Your goal: Copy the data precisely, character for character, and leave out every picture.

-- Start Information shown --

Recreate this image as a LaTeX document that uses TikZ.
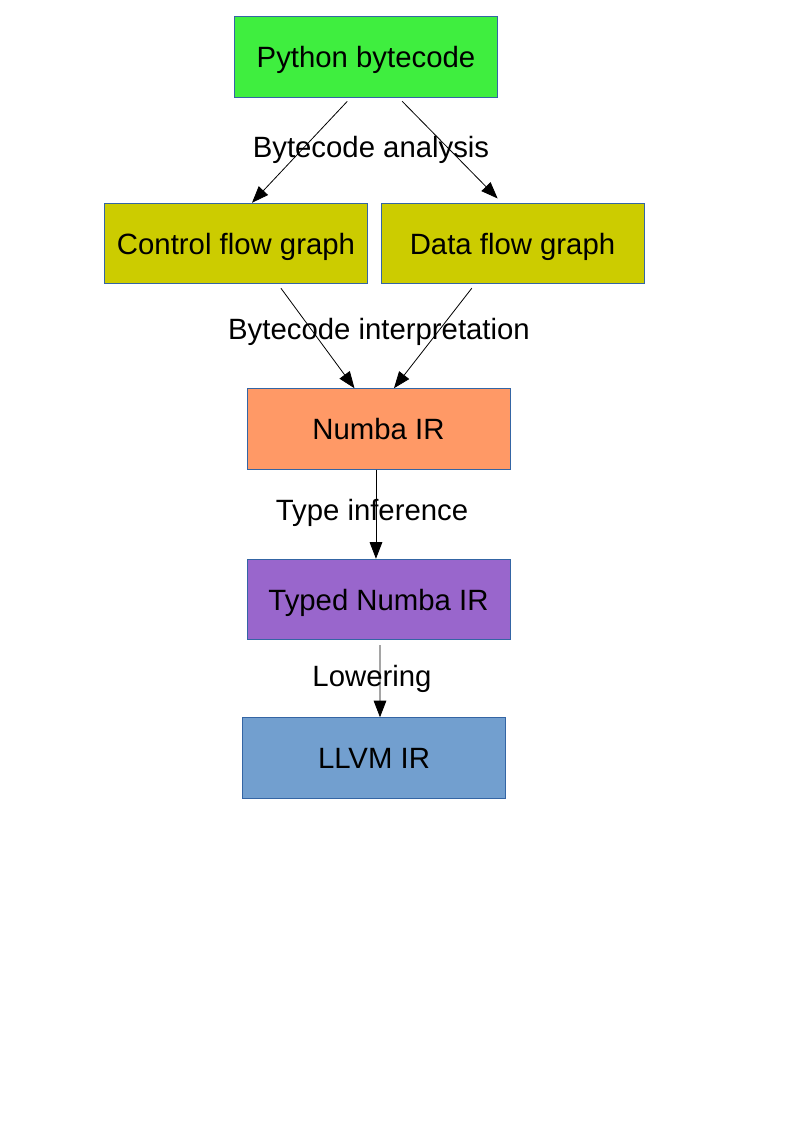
\documentclass[tikz,border=0pt]{standalone}
\usepackage{fontspec}
\setmainfont{Liberation Sans}
\usetikzlibrary{arrows.meta}
\definecolor{pybc}{HTML}{3FEE3F}
\definecolor{flow}{HTML}{CCCC00}
\definecolor{numba}{HTML}{FF9966}
\definecolor{typed}{HTML}{9966CC}
\definecolor{llvm}{HTML}{729FCF}
\definecolor{edge}{HTML}{3465A4}

\begin{document}
\begin{tikzpicture}[x=0.75pt,y=-0.75pt,
  stage/.style={draw=edge,line width=0.6pt,minimum width=197.25pt,minimum height=60.5pt,inner sep=0pt,text height=18pt,text depth=2pt,font=\fontsize{22}{26}\selectfont},
  pass/.style={inner sep=0pt,text height=18pt,text depth=2pt,font=\fontsize{22}{26}\selectfont},
  flowarrow/.style={line width=0.6pt,-{Triangle[length=12.5pt,width=9.5pt]}}]
\useasboundingbox (0,0) rectangle (794,1123);
\draw (366,57) node (py) [stage,fill=pybc] {Python bytecode};
\draw (236,243.5) node (cfg) [stage,fill=flow] {Control flow graph};
\draw (512.5,243.5) node (dfg) [stage,fill=flow] {Data flow graph};
\draw (378.5,429) node (nir) [stage,fill=numba] {Numba IR};
\draw (378.5,599.5) node (tnir) [stage,fill=typed] {Typed Numba IR};
\draw (374,758) node (ll) [stage,fill=llvm] {LLVM IR};
\draw (371,147) node (ana) [pass] {Bytecode analysis};
\draw (379,329) node (interp) [pass] {Bytecode interpretation};
\draw (372,510) node (inf) [pass] {Type inference};
\draw (372,676) node (low) [pass] {Lowering};
\draw [flowarrow,shorten <=3.75pt] ([xshift=-11.5pt]py.south) -- ([xshift=12pt]cfg.north);
\draw [flowarrow,shorten <=3.75pt,shorten >=4.5pt] ([xshift=24.5pt]py.south) -- ([xshift=-8pt]dfg.north);
\draw [flowarrow,shorten <=3.75pt] ([xshift=31.5pt]cfg.south) -- ([xshift=-18pt]nir.north);
\draw [flowarrow,shorten <=3.75pt] ([xshift=-28.2pt]dfg.south) -- ([xshift=11.6pt]nir.north);
\draw [flowarrow] ([xshift=-1.9pt]nir.south) -- ([xshift=-1.9pt]tnir.north);
\draw [flowarrow,shorten <=3.75pt] ([xshift=1.1pt]tnir.south) -- ([xshift=4.5pt]ll.north);
\end{tikzpicture}
\end{document}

-- End Information shown --

Task response:
Recreate this image as a LaTeX document that uses TikZ.
\documentclass[tikz,border=0pt]{standalone}
\usepackage{fontspec}
\setmainfont{Liberation Sans}
\usetikzlibrary{arrows.meta}
\definecolor{pybc}{HTML}{3FEE3F}
\definecolor{flow}{HTML}{CCCC00}
\definecolor{numba}{HTML}{FF9966}
\definecolor{typed}{HTML}{9966CC}
\definecolor{llvm}{HTML}{729FCF}
\definecolor{edge}{HTML}{3465A4}

\begin{document}
\begin{tikzpicture}[x=0.75pt,y=-0.75pt,
  stage/.style={draw=edge,line width=0.6pt,minimum width=197.25pt,minimum height=60.5pt,inner sep=0pt,text height=18pt,text depth=2pt,font=\fontsize{22}{26}\selectfont},
  pass/.style={inner sep=0pt,text height=18pt,text depth=2pt,font=\fontsize{22}{26}\selectfont},
  flowarrow/.style={line width=0.6pt,-{Triangle[length=12.5pt,width=9.5pt]}}]
\useasboundingbox (0,0) rectangle (794,1123);
\draw (366,57) node (py) [stage,fill=pybc] {Python bytecode};
\draw (236,243.5) node (cfg) [stage,fill=flow] {Control flow graph};
\draw (512.5,243.5) node (dfg) [stage,fill=flow] {Data flow graph};
\draw (378.5,429) node (nir) [stage,fill=numba] {Numba IR};
\draw (378.5,599.5) node (tnir) [stage,fill=typed] {Typed Numba IR};
\draw (374,758) node (ll) [stage,fill=llvm] {LLVM IR};
\draw (371,147) node (ana) [pass] {Bytecode analysis};
\draw (379,329) node (interp) [pass] {Bytecode interpretation};
\draw (372,510) node (inf) [pass] {Type inference};
\draw (372,676) node (low) [pass] {Lowering};
\draw [flowarrow,shorten <=3.75pt] ([xshift=-11.5pt]py.south) -- ([xshift=12pt]cfg.north);
\draw [flowarrow,shorten <=3.75pt,shorten >=4.5pt] ([xshift=24.5pt]py.south) -- ([xshift=-8pt]dfg.north);
\draw [flowarrow,shorten <=3.75pt] ([xshift=31.5pt]cfg.south) -- ([xshift=-18pt]nir.north);
\draw [flowarrow,shorten <=3.75pt] ([xshift=-28.2pt]dfg.south) -- ([xshift=11.6pt]nir.north);
\draw [flowarrow] ([xshift=-1.9pt]nir.south) -- ([xshift=-1.9pt]tnir.north);
\draw [flowarrow,shorten <=3.75pt] ([xshift=1.1pt]tnir.south) -- ([xshift=4.5pt]ll.north);
\end{tikzpicture}
\end{document}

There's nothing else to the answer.